It has emerged that a surprise last minute item had been added to the Salzburg Brexit negotiations by the British Delegation that saw Theresa May, Cabinet Ministers and backbenchers perform a short mini-musical called The Sound of Brexit. A new take on the classic 60s film and stage show The Sound of Music.
Hoping to have melted the hearts of the other EU Leaders, but in light of the ultimate outcome obviously having failed, despite new songs written by Sir Elton John, Gary Barlow and The Cheeky Girls, the piece followed the trials and tribulations of Governess Theresa who is charged with looking after a group of a fractious power-mad back-stabbing MPs – Boris, Michael, Jacob, Liam, Dominic, Andrea and Amber.

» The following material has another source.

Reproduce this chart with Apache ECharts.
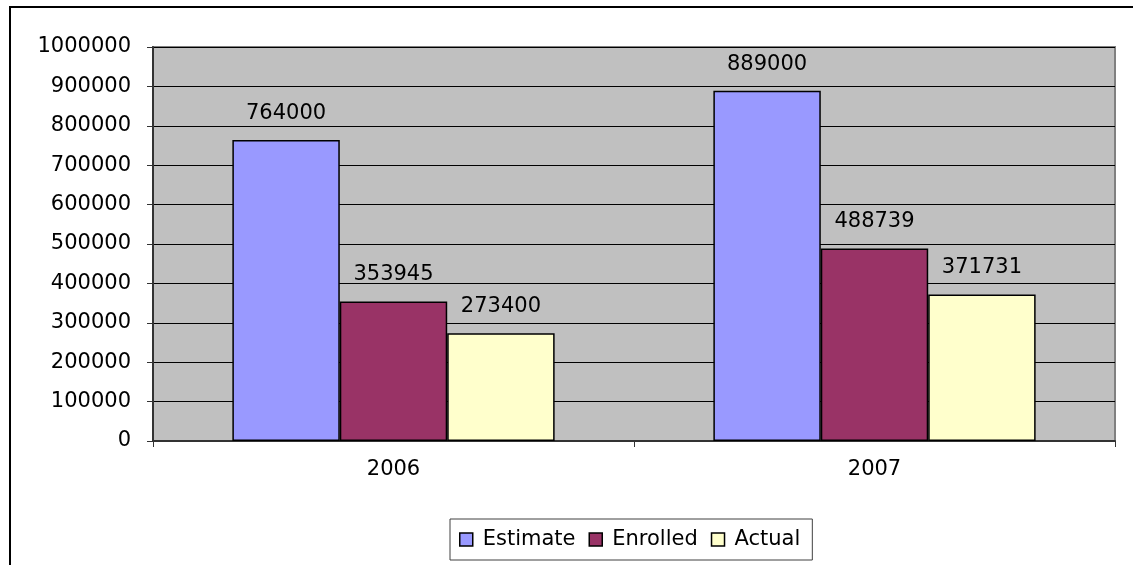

One number sees Theresa assemble her bickering and naughty charges all in a row to teach them a song called Dough? Oh dear, all about an alleged £39 billion pound Brexit divorce deal. We saw a dress rehearsal and thought it was a real tour de force, as one by one they all joined in the singing and looked to have been having the best time since Maggie Thatcher led them in their halcyon days.
In Fields of Wheat by Sir Elton, the pensive nanny is seen in dream sequence running through a field of wheat chased by an irate farmer. The scene then segues into the rousing ballad Climb Every Mountain before she’s joined on-stage again by the full cast singing the iconic, So Long, Farewell, as the curtain falls.
One insider who saw the entire performance said: ‘This initiative seemed to be a last gasp in a complete car crash of two years of stupefying bungling incompetence and was worth a try I suppose, but in all honesty I couldn’t help think that the final number seemed the perfect metaphor for the whole sorry business.’